WIAA executive director Mike Colbrese has heard these and other complaints in the weeks since the state tournaments. But he has also spent recent years listening to coaches, school and league officials, and spectators who found flaws with the 16-team tourneys. Among them, lost class time and a prolonged season that overlapped with the start of spring sports.

But the most obvious downside to a 16-team event is the cost. Tournament attendance has declined in recent years, and the Tacoma Dome and Spokane Arena (site of this year’s Class 1B and 2B tournaments), “are expensive venues,” Colbrese said.

Under the old format, the Tacoma Dome would be used for boys and girls 4A and 3A tournaments in two successive weeks, a total of eight days. This year the 4A and 3A tournaments were combined in one week, meaning only a three-day rental.

Under the new format, “and because of our decisions for cutting expenses,” Colbrese said, “financially it worked.” By reducing the number of games in the large venues, “we eliminated half of our overhead right away.”

“But a lot of people want to go back to 16 teams, there’s no doubt about that,” he acknowledged.

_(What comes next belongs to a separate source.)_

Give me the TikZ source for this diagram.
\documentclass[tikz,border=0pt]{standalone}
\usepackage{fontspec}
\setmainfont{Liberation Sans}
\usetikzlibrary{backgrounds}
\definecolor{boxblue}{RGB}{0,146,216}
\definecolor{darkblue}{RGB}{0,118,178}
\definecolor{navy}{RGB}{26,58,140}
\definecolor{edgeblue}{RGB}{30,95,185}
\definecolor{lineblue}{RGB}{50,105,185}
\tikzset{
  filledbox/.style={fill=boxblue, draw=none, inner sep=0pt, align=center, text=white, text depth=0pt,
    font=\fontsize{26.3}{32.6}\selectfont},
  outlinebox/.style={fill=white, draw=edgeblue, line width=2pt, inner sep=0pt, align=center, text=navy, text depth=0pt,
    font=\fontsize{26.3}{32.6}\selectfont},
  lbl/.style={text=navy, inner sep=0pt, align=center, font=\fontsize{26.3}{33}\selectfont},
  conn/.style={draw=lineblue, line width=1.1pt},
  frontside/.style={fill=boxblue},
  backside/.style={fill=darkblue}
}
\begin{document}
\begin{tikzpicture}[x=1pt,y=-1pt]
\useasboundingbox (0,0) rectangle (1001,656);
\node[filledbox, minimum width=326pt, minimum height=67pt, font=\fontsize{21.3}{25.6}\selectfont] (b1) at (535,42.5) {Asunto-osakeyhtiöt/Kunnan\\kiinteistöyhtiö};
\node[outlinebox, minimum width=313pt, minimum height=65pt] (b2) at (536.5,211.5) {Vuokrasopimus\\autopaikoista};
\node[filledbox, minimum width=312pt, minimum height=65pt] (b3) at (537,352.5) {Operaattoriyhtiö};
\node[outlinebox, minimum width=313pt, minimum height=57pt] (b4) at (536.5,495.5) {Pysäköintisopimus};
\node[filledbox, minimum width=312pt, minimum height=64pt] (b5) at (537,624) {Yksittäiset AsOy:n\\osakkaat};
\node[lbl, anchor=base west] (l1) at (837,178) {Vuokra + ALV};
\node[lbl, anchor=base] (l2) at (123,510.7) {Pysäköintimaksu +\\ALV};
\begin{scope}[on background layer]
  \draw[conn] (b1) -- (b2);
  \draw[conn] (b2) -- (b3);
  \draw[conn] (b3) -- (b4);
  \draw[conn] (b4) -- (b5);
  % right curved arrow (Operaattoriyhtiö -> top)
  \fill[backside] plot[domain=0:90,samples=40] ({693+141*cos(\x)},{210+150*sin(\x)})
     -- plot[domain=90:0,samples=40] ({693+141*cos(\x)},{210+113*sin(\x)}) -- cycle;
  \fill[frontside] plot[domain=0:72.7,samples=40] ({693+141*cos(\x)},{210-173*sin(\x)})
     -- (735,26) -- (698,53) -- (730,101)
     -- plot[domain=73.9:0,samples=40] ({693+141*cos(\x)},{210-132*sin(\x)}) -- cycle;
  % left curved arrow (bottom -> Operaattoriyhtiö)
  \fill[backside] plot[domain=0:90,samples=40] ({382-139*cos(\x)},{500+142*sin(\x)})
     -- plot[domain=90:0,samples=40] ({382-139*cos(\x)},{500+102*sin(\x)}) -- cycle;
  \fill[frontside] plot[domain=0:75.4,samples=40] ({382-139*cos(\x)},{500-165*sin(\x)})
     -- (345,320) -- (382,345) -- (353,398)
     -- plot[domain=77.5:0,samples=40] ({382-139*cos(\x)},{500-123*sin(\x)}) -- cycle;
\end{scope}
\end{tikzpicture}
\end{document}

Decisions about the state tournament formats are made by WIAA’s 13-member executive board, comprised of representatives from different enrollment classifications around the state. The board is in the process of collecting financial data and participant/spectator feedback from the recent tournaments, and is expected to make decisions about next year’s events at meetings in April.

Some issues seem likely to be addressed. For one, this year’s regional tournaments were called first-round state tournament games, except that fooled no one.

“I think lot of that would have been better … if we’d just said these are regional events and left it at that,” Colbrese said.

It is also possible that some enrollment classifications, but perhaps not all, will revert to 16-team tournaments, he added. But those decisions will not be made until the board meets in another few weeks.

“The (executive) board insisted that they would not make a final decision until April,” Colbrese said.